The directory structure is:
my_project
CMakeLists.txt
src
simple_sycl_app.cpp
CMakeLists.txt
cmake_minimum_required(VERSION 3.10.0)
# NOTE: it's vastly preferable to set these variables at a higher scope than directly within CMakeLists.txt
set(CMAKE_C_COMPILER /home/joe/library_source/llvm/build/bin/clang)
set(CMAKE_CXX_COMPILER /home/joe/library_source/llvm/build/bin/clang++)
project(my_project VERSION 0.0.0 LANGUAGES CXX)
find_package(LLVM REQUIRED CONFIG)
add_executable(simple_sycl_app src/simple_sycl_app.cpp)
target_compile_options(simple_sycl_app PUBLIC -fsycl -fsycl-targets=nvptx64-nvidia-cuda-sycldevice)
target_link_libraries(simple_sycl_app sycl)
target_link_options(simple_sycl_app PUBLIC -fsycl -fsycl-targets=nvptx64-nvidia-cuda-sycldevice)
install(TARGETS
simple_sycl_app
RUNTIME DESTINATION bin)
simple_sycl_app.cpp (identical to the example provided in the readme)
#include <CL/sycl.hpp>
class FillBuffer;
int main() {
// Creating buffer of 4 ints to be used inside the kernel code
cl::sycl::buffer<cl::sycl::cl_int, 1> Buffer(4);
// Creating SYCL queue
cl::sycl::queue Queue;
// Size of index space for kernel
cl::sycl::range<1> NumOfWorkItems{Buffer.get_count()};
// Submitting command group(work) to queue
Queue.submit([&](cl::sycl::handler &cgh) {
// Getting write only access to the buffer on a device
auto Accessor = Buffer.get_access<cl::sycl::access::mode::write>(cgh);
// Executing kernel
cgh.parallel_for<FillBuffer>(
NumOfWorkItems, [=](cl::sycl::id<1> WIid) {
// Fill buffer with indexes
Accessor[WIid] = (cl::sycl::cl_int)WIid.get(0);
});
});mrtd/other_workspaces/yak_eloquent_ws/src/yaksycl
// Getting read only access to the buffer on the host.
// Implicit barrier waiting for queue to complete the work.

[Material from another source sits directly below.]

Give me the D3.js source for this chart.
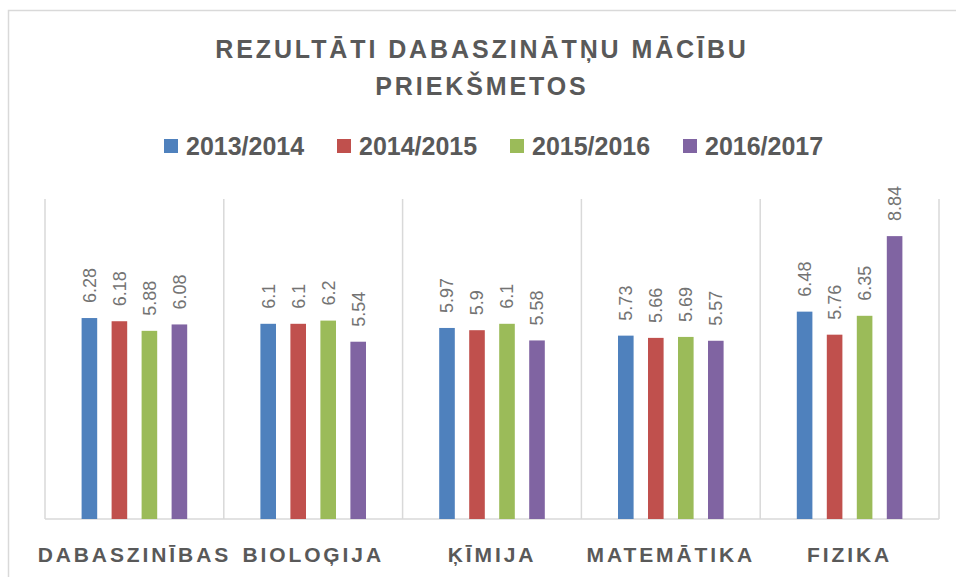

const auto HostAccessor = Buffer.get_access<cl::sycl::access::mode::read>();
// Check the results
bool MismatchFound = false;
for (size_t I = 0; I < Buffer.get_count(); ++I) {
if (HostAccessor[I] != I) {
std::cout << "The result is incorrect for element: " << I
<< " , expected: " << I << " , got: " << HostAccessor[I]
<< std::endl;
MismatchFound = true;
}
}
if (!MismatchFound) {
std::cout << "The results are correct!" << std::endl;
}
return MismatchFound;
}
From the my_project
directory I ran: mkdir build && cd build && cmake .. && make
. Here is a subset of the verbose make
output showing the Clang commands that CMake generates:
make[2]: Entering directory '/home/joe/my_project/build'
[ 25%] Building CXX object CMakeFiles/simple_sycl_app.dir/src/simple_sycl_app.cpp.o
/home/joe/library_source/llvm/build/bin/clang++ -fsycl -fsycl-targets=nvptx64-nvidia-cuda-sycldevice -o CMakeFiles/simple_sycl_app.dir/src/simple_sycl_app.cpp.o -c /homejoe/my_project/src/simple_sycl_app.cpp
[ 50%] Linking CXX executable simple_sycl_app
/home/joe/.local/lib/python3.6/site-packages/cmake/data/bin/cmake -E cmake_link_script CMakeFiles/simple_sycl_app.dir/link.txt --verbose=1
/home/joe/library_source/llvm/build/bin/clang++ -fsycl -fsycl-targets=nvptx64-nvidia-cuda-sycldevice CMakeFiles/simple_sycl_app.dir/src/simple_sycl_app.cpp.o -o simple_sycl_app -lsycl
make[2]: Leaving directory '/home/joe/my_project/build'
[ 50%] Built target simple_sycl_app
Results from running the executable:
$ ./simple_sycl_app
The results are correct!
I tried to use the dpc++ in a cmake environment with llvm in a submodule and configured
set(CMAKE_CXX_COMPILER "${LLVM_PATH}/bin/clang++")
and a few more.now, cmake seems to split the linking and building process and that opens for some troubles. the program builds fine, but fails to execute due to the device code missing..?
CMake seems to invoke:
clang++ -fsycl -o sycl.o -c sycl.cpp
clang++ -fsycl -rdynamic sycl.cpp.o -o sycl -lsycl
manual compilation works fine using
clang++ -fsycl -o sycl sycl.cpp
. seems like the-c -> Only run preprocess, compile, and assemble steps
and the separate linking target is missing device code / fat object creation.I can read into CMake more and find a way if you point me to some starter. computecpp's FindComputeCPP is providing a
add_sycl_to_target
function for this. I couldn't get my head around how this is working in the tests yet but it's probably a good place to start?